Significantly, moreover, nowhere in Appellee’s present brief does the company contend that the commencement issue is waived. Indeed, Appellee repeatedly invites this Court to review the issue and to institutionalize the prevailing Superior Court precedent on the subject. See, e.g., Brief for Appellee at 27 (“[Tjhis Court should uphold the Hopkins rule that provides a sensible and easy to establish time for the statute of limitations to begin to run.”). In my view, the sua sponte scouring of trial records to identify waiver concerns—when all litigants agree that an important issue is presented that should be resolved by this Court—can be disruptive. In this regard, I have often commented on the prudential roots of the waiver doctrine, and, from my perspective, its proper application through discerning judgment.

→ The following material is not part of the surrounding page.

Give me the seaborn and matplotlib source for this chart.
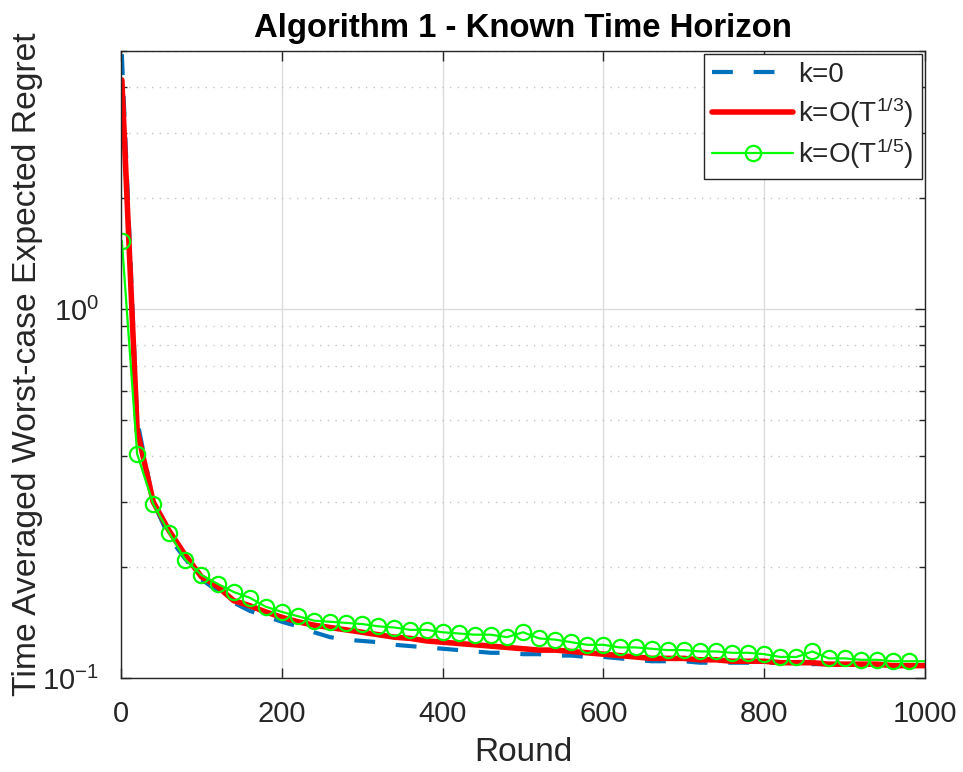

Finally, attempting to decide a tolling question in the absence of a settled understanding as to when the applicable limitations period commences is fraught with difficulties. For instance, it may be that the Court would find tolling appropriate only if the statute runs from the date of injury, as the intermediate-court precedent holds. Tolling, in this regard, could be viewed as compensation for an underlying approach to commencement with which the Court disagrees. Were the Court to proceed on such a basis, it would issue a decision having application only within an underlying framework of the Superior Court’s design, which could later be rejected by this Court. Our decision, of course, would need to be carefully crafted with all the necessary disclaimers to avoid adoption of a regime that this Court has never previously addressed.

I see no reason that such abstractions need to come into play here. Rather, I regard the Court’s present amendatory order as an appropriate one.

Justices Baer, Todd, Donohue, Dougherty and Mundy join this concurring statement.

. The dissent's assertion that the case substantively was always and entirely about equitable tolling overlooks Appellant's contention—also advanced in the petition for allowance of appeal—that there was no legal requirement to act in the first instance. See Petition for Allowance of Appeal at 11 (contending that "the event that triggers a party’s obligation to seek judicial intervention, i.e., the refusal to arbitrate, never occurred here”); see also id. at 12 ("By agreeing to resolve this matter through arbitration, there was no need for and no legal or contractual requirement that [Appellant] file a Complaint, Petition to Compel Arbitration, or any other pleading.”). In the absence of an underlying legal requirement to affirmatively preserve a cause of action, there is no predicate for equity to intervene, and nothing to be tolled.